Dominique Fievez, réélu président de l’Asbs
Comme chaque année, l’Asbs a réélu son bureau et les différents membres qui le composent. Dominique Fievez a ainsi été réélu à la présidence du syndicat betteravier. Président de la commission mixte de Saint Louis Sucre, il est entouré en tant que vice-présidents par Jérôme Fourdinier, président de la commission mixte de Sainte Emilie et de la coopérative d’approvisionnement Cabse, et de Xavier Henquenet, président de la commission interprofessionnelle de l’ex sucrerie d’Abbeville pour les planteurs Tereos.
SVI/Cristal Union : plus de 80% du quota souscrit
Jérôme Fourdinier, président de la coopérative d’approvisionnement de l’usine de Sainte Emilie (Cabse) a présenté le niveau de souscription des planteurs SVI au projet porté par Cristal Union. A ce jour, 75% d’entre eux ont rejoint le groupe coopératif, apportant ainsi plus de 80% du quota. A ce stade, chacun se réjouit de l’engouement et de l’adhésion au projet.
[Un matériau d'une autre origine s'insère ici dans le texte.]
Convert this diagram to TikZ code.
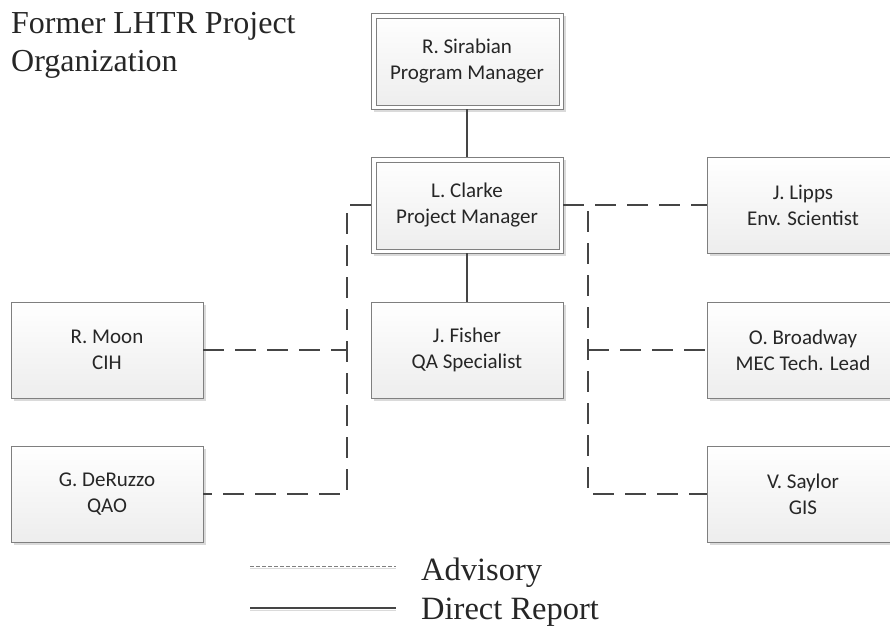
\documentclass[tikz,border=0pt]{standalone}
\usepackage{fontspec}
\setmainfont{Liberation Serif}
\newfontfamily\boxfont{Carlito}
\usetikzlibrary{shadows}
\definecolor{frameC}{HTML}{7F7F7F}
\definecolor{lineC}{HTML}{454545}
\definecolor{txtC}{HTML}{262626}
\definecolor{shadowC}{HTML}{DADADA}
\definecolor{botC}{HTML}{EDEDED}
\tikzset{
  orgbox/.style={draw=frameC, line width=0.9pt, top color=white, bottom color=botC,
    minimum width=192pt, minimum height=96pt, inner sep=0pt, align=center,
    text=txtC, font=\boxfont\fontsize{21}{26}\selectfont,
    drop shadow={shadow xshift=3pt, shadow yshift=-3pt, fill=shadowC, opacity=1}},
  dblbox/.style={draw=frameC, line width=0.9pt, fill=white,
    minimum width=192pt, minimum height=96pt, inner sep=0pt, align=center,
    text=txtC, font=\boxfont\fontsize{21}{26}\selectfont,
    drop shadow={shadow xshift=3pt, shadow yshift=-3pt, fill=shadowC, opacity=1},
    path picture={\draw[draw=frameC, line width=0.9pt, top color=white, bottom color=botC]
      ([shift={(5,5)}]path picture bounding box.north west) rectangle
      ([shift={(-4,-4)}]path picture bounding box.south east);}},
  advis/.style={draw=lineC, line width=2.6pt, dash pattern=on 21pt off 11pt},
  direct/.style={draw=lineC, line width=2pt},
  titletxt/.style={anchor=base west, inner sep=0pt, text=txtC, font=\fontsize{32}{38}\selectfont},
  legtxt/.style={anchor=base west, inner sep=0pt, text=txtC, font=\fontsize{32.5}{38}\selectfont},
}
\begin{document}
\begin{tikzpicture}[x=1pt, y=-1pt]
\useasboundingbox[fill=white] (0,0) rectangle (890,631);

\node[titletxt] (t1) at (11,34) {Former LHTR Project};
\node[titletxt] (t2) at (11,72) {Organization};

\node[dblbox] (sir) at (467,61) {R. Sirabian\\Program Manager};
\node[dblbox] (cla) at (467,205) {L. Clarke\\Project Manager};
\node[orgbox] (fis) at (467,350) {J. Fisher\\QA Specialist};
\node[orgbox] (moo) at (107,350) {R. Moon\\CIH};
\node[orgbox] (der) at (107,494) {G. DeRuzzo\\QAO};
\node[orgbox] (lip) at (803,205) {J. Lipps\\Env. Scientist};
\node[orgbox] (bro) at (803,350) {O. Broadway\\MEC Tech. Lead};
\node[orgbox] (say) at (803,494) {V. Saylor\\GIS};

\coordinate (lj1) at (347,205);
\coordinate (lj2) at (347,494);
\coordinate (lj3) at (347,350);
\coordinate (rj1) at (588,211);
\coordinate (rj2) at (588,494);
\coordinate (rj3) at (588,350);

\draw[direct] (sir.south) -- (cla.north);
\draw[direct] (cla.south) -- (fis.north);

\draw[advis] (cla.west) -- (lj1) -- (lj2) -- (der.east);
\draw[advis] (moo.east) -- (lj3);
\draw[advis] (cla.east) -- (lip.west);
\draw[advis] (rj1) -- (rj2) -- (say.west);
\draw[advis] (rj3) -- (bro.west);

% legend
\coordinate (la1) at (250,566);
\coordinate (la2) at (396,566);
\coordinate (ld1) at (250,608);
\coordinate (ld2) at (396,608);
\draw[shadowC, line width=1pt] ([yshift=-2pt]la1) -- ([yshift=-2pt]la2);
\draw[frameC, line width=1pt, dash pattern=on 4pt off 2pt] (la1) -- (la2);
\draw[shadowC, line width=1.2pt] ([yshift=-2.5pt]ld1) -- ([yshift=-2.5pt]ld2);
\draw[lineC, line width=1.4pt] (ld1) -- (ld2);
\node[legtxt] (adv) at (421,580) {Advisory};
\node[legtxt] (dir) at (421,619) {Direct Report};
\end{tikzpicture}
\end{document}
Jérôme Fourdinier rappelle que pour la récolte 2012, les demandes d’adhésion seront recevables jusqu’au 30 septembre 2012 dernier délai.
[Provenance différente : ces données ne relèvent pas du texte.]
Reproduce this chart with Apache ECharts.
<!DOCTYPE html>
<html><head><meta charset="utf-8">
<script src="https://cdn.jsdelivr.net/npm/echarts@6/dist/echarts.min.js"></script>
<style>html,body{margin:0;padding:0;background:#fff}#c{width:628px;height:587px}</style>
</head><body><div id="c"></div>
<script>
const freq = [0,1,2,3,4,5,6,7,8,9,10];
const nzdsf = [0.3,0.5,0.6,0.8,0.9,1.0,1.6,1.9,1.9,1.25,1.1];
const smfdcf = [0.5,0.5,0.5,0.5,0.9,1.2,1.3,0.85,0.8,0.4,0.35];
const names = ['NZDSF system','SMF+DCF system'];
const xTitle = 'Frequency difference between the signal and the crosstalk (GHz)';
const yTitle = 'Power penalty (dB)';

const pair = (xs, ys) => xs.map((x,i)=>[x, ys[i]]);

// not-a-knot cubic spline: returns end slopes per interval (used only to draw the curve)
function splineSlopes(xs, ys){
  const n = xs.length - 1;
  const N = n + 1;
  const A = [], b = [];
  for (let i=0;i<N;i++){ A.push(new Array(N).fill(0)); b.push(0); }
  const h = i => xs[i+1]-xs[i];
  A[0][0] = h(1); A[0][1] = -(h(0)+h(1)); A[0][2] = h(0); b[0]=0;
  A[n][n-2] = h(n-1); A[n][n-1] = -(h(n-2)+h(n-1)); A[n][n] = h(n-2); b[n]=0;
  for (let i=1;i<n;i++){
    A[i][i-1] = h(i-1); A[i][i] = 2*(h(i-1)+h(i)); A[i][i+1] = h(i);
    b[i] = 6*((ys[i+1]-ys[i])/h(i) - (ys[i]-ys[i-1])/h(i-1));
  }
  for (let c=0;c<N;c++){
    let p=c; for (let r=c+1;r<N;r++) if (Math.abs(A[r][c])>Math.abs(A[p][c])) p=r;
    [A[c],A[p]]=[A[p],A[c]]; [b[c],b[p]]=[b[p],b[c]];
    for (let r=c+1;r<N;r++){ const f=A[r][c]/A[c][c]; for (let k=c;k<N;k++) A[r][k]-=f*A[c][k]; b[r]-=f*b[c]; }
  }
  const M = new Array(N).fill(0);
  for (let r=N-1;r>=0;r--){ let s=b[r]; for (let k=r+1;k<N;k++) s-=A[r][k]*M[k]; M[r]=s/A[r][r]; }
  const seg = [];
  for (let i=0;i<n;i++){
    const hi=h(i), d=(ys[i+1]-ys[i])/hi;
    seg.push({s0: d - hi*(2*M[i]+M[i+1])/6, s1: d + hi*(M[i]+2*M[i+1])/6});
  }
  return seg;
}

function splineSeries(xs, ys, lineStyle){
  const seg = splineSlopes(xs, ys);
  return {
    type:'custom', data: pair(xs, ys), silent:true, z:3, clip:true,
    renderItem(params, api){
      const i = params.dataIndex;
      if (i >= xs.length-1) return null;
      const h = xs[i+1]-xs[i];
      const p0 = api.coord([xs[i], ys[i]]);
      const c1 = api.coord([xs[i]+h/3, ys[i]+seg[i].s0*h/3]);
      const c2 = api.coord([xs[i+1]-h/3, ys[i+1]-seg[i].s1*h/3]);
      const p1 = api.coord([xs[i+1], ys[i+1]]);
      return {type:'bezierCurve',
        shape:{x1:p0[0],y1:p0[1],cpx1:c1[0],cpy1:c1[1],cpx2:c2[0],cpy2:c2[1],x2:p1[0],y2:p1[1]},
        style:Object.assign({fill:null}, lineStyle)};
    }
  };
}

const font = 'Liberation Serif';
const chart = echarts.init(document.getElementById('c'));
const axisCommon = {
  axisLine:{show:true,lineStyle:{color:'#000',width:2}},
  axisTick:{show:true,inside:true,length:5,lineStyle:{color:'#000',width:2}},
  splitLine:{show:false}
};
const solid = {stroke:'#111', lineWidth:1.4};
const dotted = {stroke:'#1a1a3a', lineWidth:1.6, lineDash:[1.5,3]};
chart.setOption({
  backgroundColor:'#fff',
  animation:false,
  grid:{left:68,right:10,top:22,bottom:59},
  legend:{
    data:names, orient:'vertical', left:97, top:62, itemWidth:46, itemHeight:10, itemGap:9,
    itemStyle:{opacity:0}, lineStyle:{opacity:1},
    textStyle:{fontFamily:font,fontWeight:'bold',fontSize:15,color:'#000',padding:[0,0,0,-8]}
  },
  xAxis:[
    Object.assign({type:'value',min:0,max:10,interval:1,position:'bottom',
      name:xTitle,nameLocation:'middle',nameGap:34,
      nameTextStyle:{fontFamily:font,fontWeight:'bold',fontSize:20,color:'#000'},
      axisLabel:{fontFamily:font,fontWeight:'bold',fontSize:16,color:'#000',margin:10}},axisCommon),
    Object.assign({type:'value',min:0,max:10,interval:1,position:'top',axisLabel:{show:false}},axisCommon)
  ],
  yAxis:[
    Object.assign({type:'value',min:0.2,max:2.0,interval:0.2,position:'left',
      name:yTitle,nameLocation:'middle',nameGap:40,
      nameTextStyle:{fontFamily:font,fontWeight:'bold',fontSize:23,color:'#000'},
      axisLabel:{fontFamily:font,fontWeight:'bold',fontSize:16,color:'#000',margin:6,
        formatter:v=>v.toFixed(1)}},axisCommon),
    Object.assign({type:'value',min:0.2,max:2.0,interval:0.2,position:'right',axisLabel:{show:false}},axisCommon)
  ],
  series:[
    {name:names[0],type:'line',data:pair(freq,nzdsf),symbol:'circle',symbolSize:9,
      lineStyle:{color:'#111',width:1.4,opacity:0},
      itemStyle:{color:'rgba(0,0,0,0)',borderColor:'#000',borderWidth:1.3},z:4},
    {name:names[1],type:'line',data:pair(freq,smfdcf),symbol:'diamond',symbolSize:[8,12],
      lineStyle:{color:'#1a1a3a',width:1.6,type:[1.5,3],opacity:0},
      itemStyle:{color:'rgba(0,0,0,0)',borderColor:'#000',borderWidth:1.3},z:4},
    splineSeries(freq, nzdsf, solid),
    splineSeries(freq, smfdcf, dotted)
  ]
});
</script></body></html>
Richesse et sucre ne font pas bon ménage
Coupant court à l’idée générale que les variétés riches en sucre sont les plus productives, Gilles Delon (CGB) a montré que sur les trois dernières années, les variétés présentant les plus hauts niveaux de richesse ne sont pas celles qui présentent le meilleur rendement en sucre à l’hectare.
Au contraire, la corrélation inverse est établie, et la tendance est claire : les variétés les plus riches ne sont pas les plus productives.
Et la CGB tire la sonnette d’alarme auprès des fabricants de sucre qui font du critère richesse une priorité. Les industriels prônent en effet ce type de variétés, intéressantes pour la réduction du transport, pour la facilité d’extraction, et donc pour la maîtrise du coût industriel.
Cependant, la CGB a pu chiffrer les effets, et il en ressort que la baisse de productivité chez le planteur est nettement supérieure à l’amélioration sur le transport et la transformation (jusqu’à quatre fois). Au final, c’est donc une voie de sélection, certes partiellement avantageuse pour les industriels, mais globalement préjudiciable à la coopétitivité globale de la filière.
Et au regard du pas de temps de la recherche (une variété mobilisant parfois dix années de recherche), la CGB exhorte tous les représentants des producteurs (administrateurs des groupes coopératifs et membres des commissions mixtes) à appeler leurs industriels respectifs à infléchir leur positions quant aux priorités attendues sur la création variétale.